I just had my very 1st setup. My water turned into yellowish color, i think its because of the driftwood hat i placed. Is there any bad effect to my juvenile shoal? I'm just afraid of it. Any help would be very great. Thank you.


----------



## memen (Mar 14, 2003)

good effect for piranhas


----------



## phil (Feb 15, 2003)

tannins from driftwood are good, P's tend to like it.


----------



## camotekid (Sep 21, 2003)

oh, that saved me from worrying. Thanks a lot!


----------



## Grosse Gurke (Jan 3, 2003)

Yeah, the tannins are good. They will lower the ph (depending on other factors) a little and dimm the lights a little.


----------



## DonH (Jan 25, 2003)

It depends on how you define "yellow". Tannins from driftwood will stain your water a tea color. More brownish than yellowish in my opinion. Overfeeding and/or overstocking a tank will result in a high level of dissolved organics that can also stain your water "yellow". This IS a cause for concern and can be corrected with water changes and reduced feeding.


----------



## camotekid (Sep 21, 2003)

you're correct Donh, its tea color. So, is that ok? The setup is just five days old.


----------



## mmmike247 (Jul 22, 2003)

yep, it gets it from the lights, the wood.. bcoz i have red drift wood and my water is tinged red! but Piranhas are one of the hardest fishes out there! remember their natural home!?


----------



## kouma (Sep 1, 2003)

The setup is five days old? and you already have piranhas in there??

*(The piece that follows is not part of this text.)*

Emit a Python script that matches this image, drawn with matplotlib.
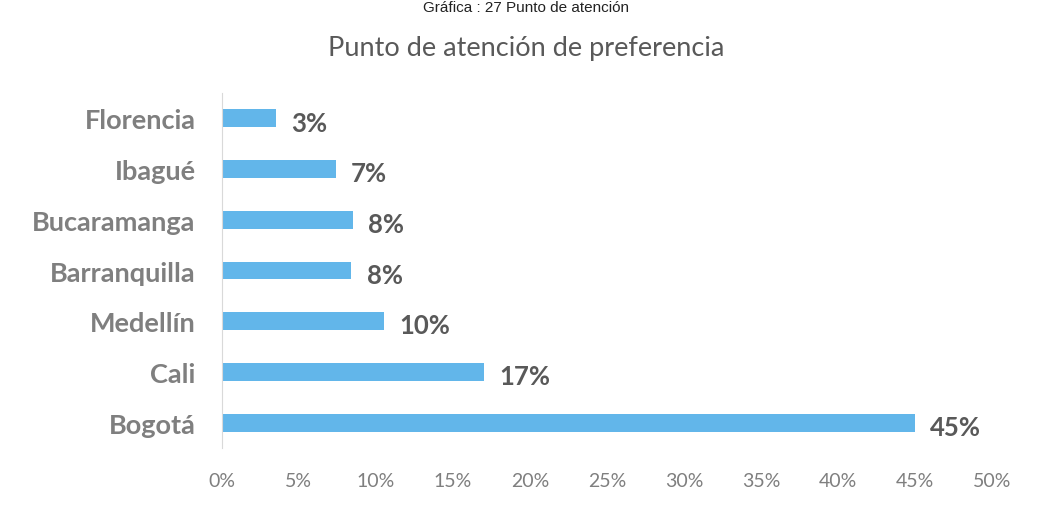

did you even fully cycle the tank first?? Some piranhas might not live through the cycle process, though both of mine did, but it is a risk you're taking if that tank hasn't been cycled properly.


----------



## camotekid (Sep 21, 2003)

i mean they've been placed there 5 days ago. But i cycled my water with the gravel 3 days before together with some lame plants. The wood came with the P's.


----------



## vinnycaz (Jul 22, 2003)

why dont u test the water levels, and add chemicals if necessary, just to be on the safe side?


----------



## camotekid (Sep 21, 2003)

thanx vinny, I may do tha when i change water...


----------



## BUSTED (Sep 16, 2003)

stops peein in u's tank


----------



## v4p0r (Aug 14, 2003)

BUSTED said:


> stops peein in u's tank


----------



## camotekid (Sep 21, 2003)

maybe you're right, its hard to tell a urinal from a tank when you're drunk! heheheh....


----------